§ **Exercise objective**
Find each line containing the word "down" and report how many there are. Add nothing else.

§ **Data segment**
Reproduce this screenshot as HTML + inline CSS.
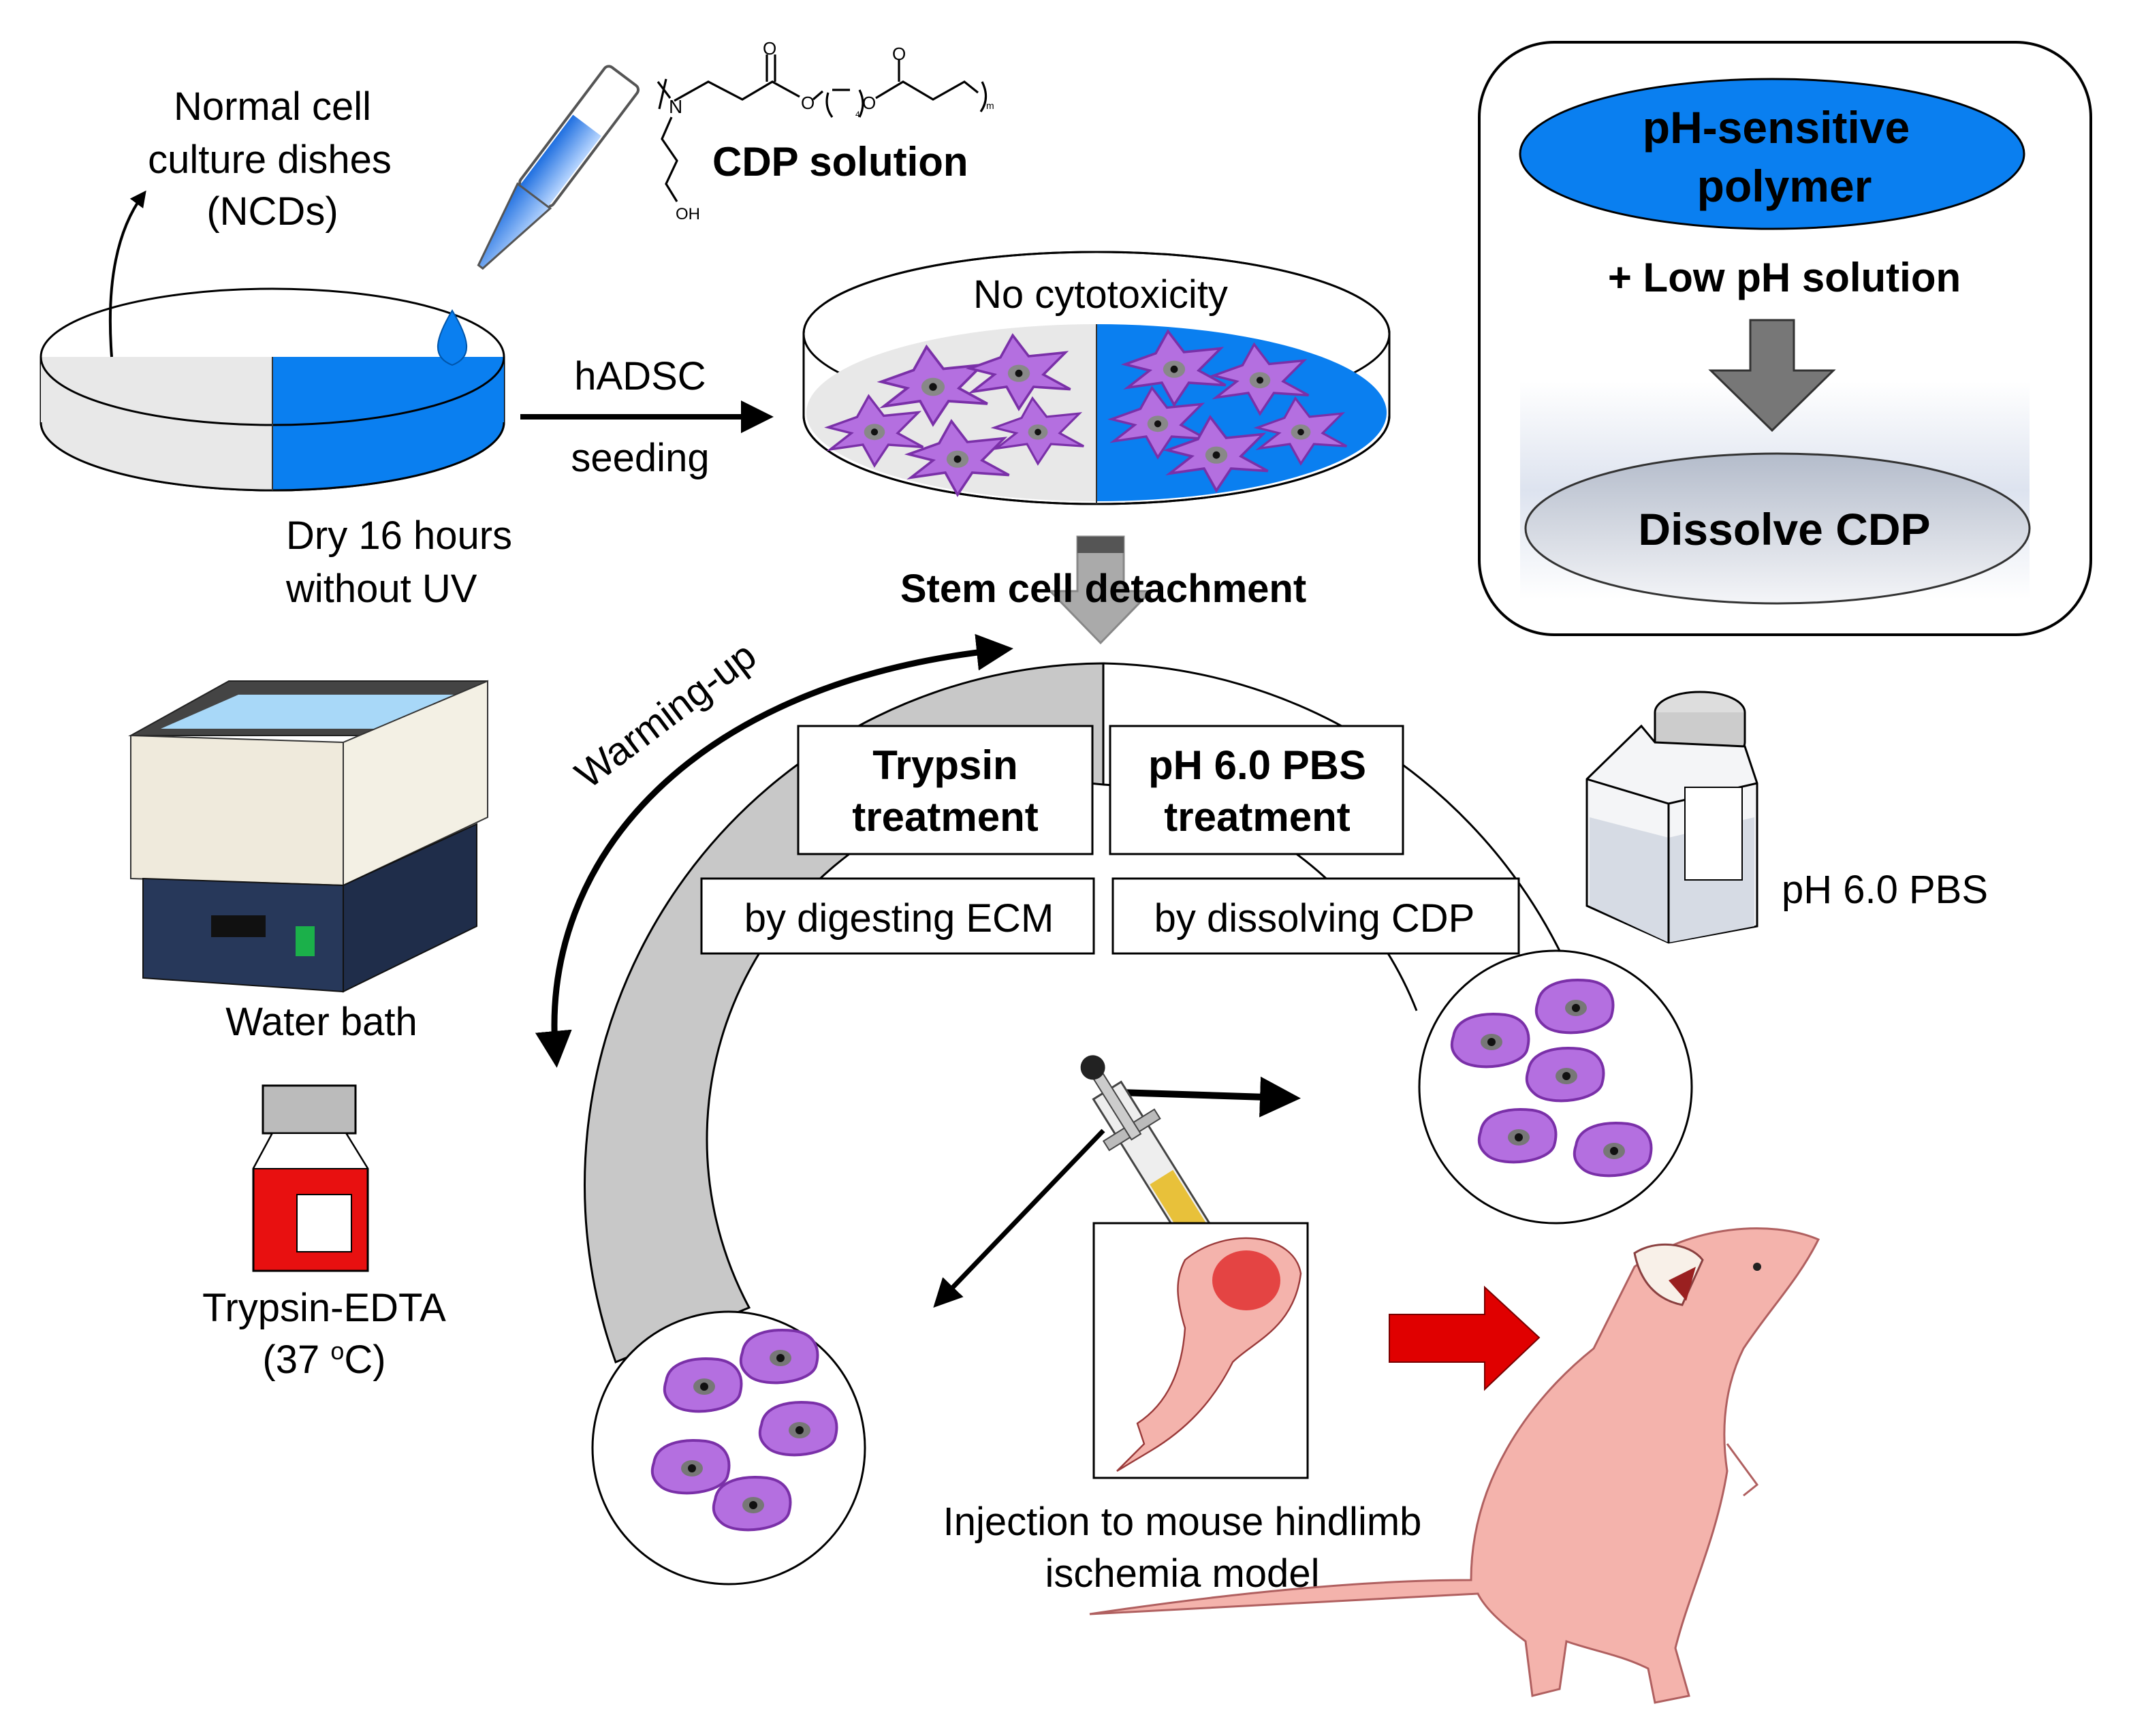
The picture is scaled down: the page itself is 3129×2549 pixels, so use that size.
<!DOCTYPE html>
<html><head><meta charset="utf-8"><style>
html,body{margin:0;padding:0;background:#fff}
svg{display:block}
text{font-family:"Liberation Sans",Arial,sans-serif;fill:#000}
</style></head><body>
<svg width="3129" height="2549" viewBox="0 0 1564.5 1274.5" xmlns="http://www.w3.org/2000/svg">
<defs>
<marker id="ah" markerWidth="6" markerHeight="6" refX="4" refY="3" orient="auto-start-reverse" markerUnits="strokeWidth"><path d="M0,0 L6,3 L0,6 z" fill="#000"/></marker>
<linearGradient id="band" x1="0" y1="0" x2="0" y2="1"><stop offset="0" stop-color="#fff"/><stop offset="0.5" stop-color="#dde3ef"/><stop offset="1" stop-color="#fff"/></linearGradient>
<linearGradient id="dis" x1="0" y1="0" x2="0" y2="1"><stop offset="0" stop-color="#b4bccb"/><stop offset="1" stop-color="#f4f5f8"/></linearGradient>
<linearGradient id="pip" x1="0" y1="0" x2="1" y2="0"><stop offset="0" stop-color="#1f6fe0"/><stop offset="1" stop-color="#b8d6ff"/></linearGradient>
<clipPath id="floor"><ellipse cx="805" cy="303" rx="213" ry="65"/></clipPath>
<g id="cell"><path d="M-40,-5 L-15,-14 L-5,-32 L8,-15 L38,-18 L20,0 L42,12 L12,10 L0,28 L-10,10 L-38,14 L-20,0 z" fill="#b46fe0" stroke="#7a30a8" stroke-width="2"/><ellipse cx="0" cy="-1" rx="9" ry="7" fill="#888"/><circle cx="0" cy="-1" r="3" fill="#111"/></g>
<g id="rc"><path d="M-28,-4 C-26,-18 -8,-22 10,-20 C24,-18 30,-8 26,6 C22,18 -10,22 -22,14 C-30,8 -30,2 -28,-4z" fill="#b46fe0" stroke="#7a30a8" stroke-width="2"/><ellipse cx="0" cy="0" rx="8" ry="6" fill="#777"/><circle cx="0" cy="0" r="3" fill="#111"/></g>
</defs>

<!-- top-left dish -->
<path d="M30,262 L30,310 A170,50 0 0 0 370,310 L370,262" fill="#fff" stroke="#000" stroke-width="1.5"/>
<path d="M200,262 L200,360 A170,50 0 0 1 30,310 L30,262 z" fill="#e8e8e8"/>
<path d="M200,262 L200,360 A170,50 0 0 0 370,310 L370,262 z" fill="#0a7ff0"/>
<ellipse cx="200" cy="262" rx="170" ry="50" fill="none" stroke="#000" stroke-width="1.5"/>
<path d="M30,310 A170,50 0 0 0 370,310" fill="none" stroke="#000" stroke-width="1.5"/>
<line x1="200" y1="262" x2="200" y2="360" stroke="#333" stroke-width="1"/>
<path d="M82,262 C78,210 85,170 105,143" fill="none" stroke="#000" stroke-width="2" marker-end="url(#ah)"/>
<text x="200" y="88" font-size="29" text-anchor="middle">Normal cell</text>
<text x="198" y="127" font-size="29" text-anchor="middle">culture dishes</text>
<text x="200" y="165" font-size="29" text-anchor="middle">(NCDs)</text>
<text x="210" y="403" font-size="29">Dry 16 hours</text>
<text x="210" y="442" font-size="29">without UV</text>
<!-- pipette -->
<g transform="rotate(37 410 120)">
<rect x="395" y="40" width="30" height="110" rx="4" fill="#fff" stroke="#555" stroke-width="2"/>
<rect x="397" y="85" width="26" height="65" fill="url(#pip)"/>
<path d="M395,150 L425,150 L412,215 L408,215 z" fill="url(#pip)" stroke="#555" stroke-width="1.5"/>
</g>
<path d="M332,228 C320,248 316,262 332,268 C348,262 344,248 332,228z" fill="#0a7ff0" stroke="#0055aa" stroke-width="1"/>
<!-- chemical structure -->
<g fill="none" stroke="#000" stroke-width="1.6">
<path d="M483,60 L492,72 M489,58 L484,80 M495,74 L520,60 L545,73 L567,60 L587,71 M563,60 L563,40 M569,60 L569,40 M597,73 L604,67"/>
<path d="M608,68 Q605,78 611,86 M611,66 L624,66 M631,66 Q636,76 631,86 M643,72 L663,60 L685,73 L708,60 L718,68 M660,60 L660,44"/>
<path d="M721,60 Q727,72 720,82 M493,86 L486,102 L497,118 L489,135 L497,148"/>
</g>
<text x="491" y="83" font-size="14">N</text>
<text x="560" y="40" font-size="13">O</text>
<text x="588" y="80" font-size="13">O</text>
<text x="633" y="80" font-size="13">O</text>
<text x="655" y="44" font-size="13">O</text>
<text x="628" y="86" font-size="6">4</text>
<text x="724" y="80" font-size="7">m</text>
<text x="496" y="161" font-size="12">OH</text>
<text x="523" y="129" font-size="30" font-weight="bold">CDP solution</text>

<!-- hADSC arrow -->
<line x1="382" y1="306" x2="560" y2="306" stroke="#000" stroke-width="4" marker-end="url(#ah)"/>
<text x="470" y="286" font-size="29" text-anchor="middle">hADSC</text>
<text x="470" y="346" font-size="29" text-anchor="middle">seeding</text>

<!-- right dish -->
<path d="M590,245 L590,305 A215,65 0 0 0 1020,305 L1020,245" fill="#fff" stroke="#000" stroke-width="1.5"/>
<ellipse cx="805" cy="245" rx="215" ry="60" fill="#fff" stroke="#000" stroke-width="1.5"/>
<g clip-path="url(#floor)">
<rect x="590" y="230" width="215" height="145" fill="#e8e8e8"/>
<rect x="805" y="230" width="215" height="145" fill="#0a7ff0"/>
</g>
<path d="M590,245 A215,60 0 0 1 1020,245" fill="none" stroke="#000" stroke-width="1.5"/>
<path d="M590,305 A215,65 0 0 0 1020,305" fill="none" stroke="#000" stroke-width="1.5"/>
<line x1="805" y1="238" x2="805" y2="370" stroke="#333"/>
<text x="808" y="226" font-size="29" text-anchor="middle">No cytotoxicity</text>
<use href="#cell" transform="translate(685,285) scale(0.95)"/>
<use href="#cell" transform="translate(748,275) scale(0.9)"/>
<use href="#cell" transform="translate(642,318) scale(0.85)"/>
<use href="#cell" transform="translate(703,338) scale(0.9)"/>
<use href="#cell" transform="translate(762,318) scale(0.8)"/>
<use href="#cell" transform="translate(862,272) scale(0.9)"/>
<use href="#cell" transform="translate(925,280) scale(0.85)"/>
<use href="#cell" transform="translate(850,312) scale(0.85)"/>
<use href="#cell" transform="translate(893,335) scale(0.9)"/>
<use href="#cell" transform="translate(955,318) scale(0.8)"/>

<!-- top-right box -->
<rect x="1086" y="31" width="449" height="435" rx="55" fill="#fff" stroke="#000" stroke-width="2"/>
<ellipse cx="1301" cy="113" rx="185" ry="55" fill="#0a7ff0" stroke="#000" stroke-width="1.5"/>
<text x="1304" y="105" font-size="33" font-weight="bold" text-anchor="middle">pH-sensitive</text>
<text x="1310" y="148" font-size="33" font-weight="bold" text-anchor="middle">polymer</text>
<text x="1310" y="214" font-size="30" font-weight="bold" text-anchor="middle">+ Low pH solution</text>
<rect x="1116" y="280" width="374" height="160" fill="url(#band)"/>
<path d="M1285,235 L1317,235 L1317,272 L1346,272 L1301,316 L1256,272 L1285,272 z" fill="#777" stroke="#333" stroke-width="1.5"/>
<ellipse cx="1305" cy="388" rx="185" ry="55" fill="url(#dis)" stroke="#333" stroke-width="1.5"/>
<text x="1310" y="400" font-size="33" font-weight="bold" text-anchor="middle">Dissolve  CDP</text>

<!-- central ring -->
<path d="M810,487 A383,383 0 0 0 452,1000 L550,960 A262,262 0 0 1 810,576 z" fill="#c8c8c8" stroke="#000" stroke-width="1.5"/>
<path d="M810,487 A383,383 0 0 1 1146,700" fill="none" stroke="#000" stroke-width="1.5"/>
<path d="M810,576 A262,262 0 0 1 1040,742" fill="none" stroke="#000" stroke-width="1.5"/>
<line x1="810" y1="487" x2="810" y2="576" stroke="#000" stroke-width="1.2"/>
<!-- down arrow -->
<path d="M791,394 L825,394 L825,434 L845,434 L808,472 L771,434 L791,434 z" fill="#aaa" stroke="#888" stroke-width="1.5"/>
<rect x="791" y="394" width="34" height="12" fill="#555"/>
<text x="810" y="442" font-size="29" font-weight="bold" text-anchor="middle">Stem cell detachment</text>

<rect x="586" y="533" width="216" height="94" fill="#fff" stroke="#000" stroke-width="1.5"/>
<text x="694" y="572" font-size="30" font-weight="bold" text-anchor="middle">Trypsin</text>
<text x="694" y="610" font-size="30" font-weight="bold" text-anchor="middle">treatment</text>
<rect x="815" y="533" width="215" height="94" fill="#fff" stroke="#000" stroke-width="1.5"/>
<text x="923" y="572" font-size="30" font-weight="bold" text-anchor="middle">pH 6.0 PBS</text>
<text x="923" y="610" font-size="30" font-weight="bold" text-anchor="middle">treatment</text>
<rect x="515" y="645" width="288" height="55" fill="#fff" stroke="#000" stroke-width="1.5"/>
<text x="660" y="684" font-size="29" text-anchor="middle">by digesting ECM</text>
<rect x="817" y="645" width="298" height="55" fill="#fff" stroke="#000" stroke-width="1.5"/>
<text x="965" y="684" font-size="29" text-anchor="middle">by dissolving CDP</text>

<!-- cell circles -->
<circle cx="1142" cy="798" r="100" fill="#fff" stroke="#000" stroke-width="1.5"/>
<use href="#rc" transform="translate(1095,765)"/><use href="#rc" transform="translate(1157,740)"/>
<use href="#rc" transform="translate(1150,790)"/><use href="#rc" transform="translate(1115,835)"/>
<use href="#rc" transform="translate(1185,845)"/>
<circle cx="535" cy="1063" r="100" fill="#fff" stroke="#000" stroke-width="1.5"/>
<use href="#rc" transform="translate(517,1018)"/><use href="#rc" transform="translate(573,997)"/>
<use href="#rc" transform="translate(587,1050)"/><use href="#rc" transform="translate(508,1078)"/>
<use href="#rc" transform="translate(553,1105)"/>

<!-- warming up -->
<path d="M408,775 C395,630 510,500 735,477" fill="none" stroke="#000" stroke-width="4.5" marker-start="url(#ah)" marker-end="url(#ah)"/>
<text x="0" y="0" font-size="29" transform="translate(432,580) rotate(-37)">Warming-up</text>

<!-- water bath -->
<path d="M96,540 L168,500 L358,500 L352,540 z" fill="#444" stroke="#222"/>
<path d="M118,535 L175,510 L340,510 L335,535 z" fill="#a8d8f8"/>
<path d="M96,540 L252,545 L252,650 L96,645 z" fill="#efeadc" stroke="#333"/>
<path d="M252,545 L358,500 L358,600 L252,650 z" fill="#f3f0e4" stroke="#333"/>
<path d="M105,645 L252,650 L252,728 L105,718 z" fill="#27385a" stroke="#111"/>
<path d="M252,650 L350,605 L350,680 L252,728 z" fill="#1f2d4a" stroke="#111"/>
<rect x="155" y="672" width="40" height="16" fill="#111"/>
<rect x="217" y="680" width="14" height="22" fill="#1bb04a"/>
<text x="236" y="760" font-size="29" text-anchor="middle">Water bath</text>

<!-- trypsin bottle -->
<rect x="193" y="797" width="68" height="35" fill="#bbb" stroke="#000" stroke-width="1.5"/>
<path d="M200,832 L254,832 L270,858 L270,933 L186,933 L186,858 z" fill="#e81010" stroke="#000" stroke-width="1.5"/>
<path d="M200,832 L254,832 L270,858 L186,858 z" fill="#fff" stroke="#000"/>
<rect x="218" y="877" width="40" height="42" fill="#fff" stroke="#000"/>
<text x="238" y="970" font-size="29" text-anchor="middle">Trypsin-EDTA</text>
<text x="238" y="1008" font-size="29" text-anchor="middle">(37 <tspan font-size="18" dy="-10">o</tspan><tspan dy="10">C)</tspan></text>

<!-- PBS bottle -->
<ellipse cx="1248" cy="523" rx="33" ry="15" fill="#ddd" stroke="#000" stroke-width="1.5"/>
<path d="M1215,523 L1215,545 A33,15 0 0 0 1281,545 L1281,523" fill="#ccc" stroke="#000" stroke-width="1.5"/>
<path d="M1165,572 L1205,533 L1215,545 L1281,548 L1290,575 L1290,680 L1225,692 L1165,665 z" fill="#f4f5f7" stroke="#000" stroke-width="1.5"/>
<path d="M1167,600 L1225,615 L1288,600 L1288,680 L1225,692 L1167,665 z" fill="#d6dbe4"/>
<path d="M1165,572 L1225,590 L1290,575 M1225,590 L1225,692" fill="none" stroke="#000" stroke-width="1.5"/>
<rect x="1237" y="578" width="42" height="68" fill="#fff" stroke="#000"/>
<text x="1308" y="663" font-size="29">pH 6.0 PBS</text>

<!-- syringe and arrows -->
<line x1="822" y1="802" x2="945" y2="806" stroke="#000" stroke-width="5" marker-end="url(#ah)"/>
<line x1="810" y1="830" x2="690" y2="955" stroke="#000" stroke-width="3.5" marker-end="url(#ah)"/>
<g transform="rotate(-32 850 860)">
<rect x="838" y="790" width="24" height="150" fill="#eee" stroke="#444" stroke-width="1.5"/>
<rect x="840" y="865" width="20" height="73" fill="#e8c13a"/>
<rect x="828" y="820" width="44" height="8" fill="#bbb" stroke="#444"/>
<rect x="846" y="770" width="8" height="60" fill="#ccc" stroke="#444"/>
<circle cx="850" cy="770" r="9" fill="#222"/>
<line x1="850" y1="940" x2="850" y2="990" stroke="#666" stroke-width="2"/>
</g>
<rect x="803" y="898" width="157" height="187" fill="#fff" stroke="#000" stroke-width="1.5"/>
<path d="M870,925 C900,900 950,905 955,935 C950,975 920,985 905,1000 C890,1030 870,1050 845,1065 L820,1080 L840,1060 L835,1045 C858,1030 868,1005 870,975 C864,955 862,940 870,925z" fill="#f4b3ac" stroke="#9a3a3a" stroke-width="1.2"/>
<ellipse cx="915" cy="940" rx="25" ry="22" fill="#e03030" opacity="0.85"/>
<text x="868" y="1127" font-size="29" text-anchor="middle">Injection to mouse hindlimb</text>
<text x="868" y="1165" font-size="29" text-anchor="middle">ischemia model</text>

<!-- red arrow -->
<path d="M1020,965 L1090,965 L1090,945 L1130,982 L1090,1020 L1090,1000 L1020,1000 z" fill="#e00000" stroke="#700" stroke-width="1"/>

<!-- mouse -->
<path d="M1200,930 C1240,900 1300,895 1335,910 C1320,940 1300,960 1280,990 C1270,1010 1262,1040 1268,1080 C1260,1130 1240,1170 1230,1210 L1240,1245 L1215,1250 L1210,1225 C1190,1215 1170,1212 1150,1205 L1145,1240 L1125,1245 L1120,1205 C1100,1190 1090,1180 1085,1170 C1000,1175 900,1180 800,1185 C900,1170 1000,1160 1080,1160 C1080,1090 1120,1030 1170,990 C1180,970 1190,950 1200,930z" fill="#f4b3ac" stroke="#b06060" stroke-width="1.5"/>
<path d="M1200,920 C1215,910 1240,912 1250,925 L1235,958 C1220,955 1205,945 1200,920z" fill="#f8f0e8" stroke="#8a4040" stroke-width="1.5"/>
<path d="M1225,940 L1245,930 L1238,955z" fill="#9a2020"/>
<circle cx="1290" cy="930" r="3" fill="#222"/>
<path d="M1268,1060 L1290,1090 L1280,1098" fill="none" stroke="#b06060" stroke-width="1.5"/>
</svg>
</body></html>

§ **Task result**
2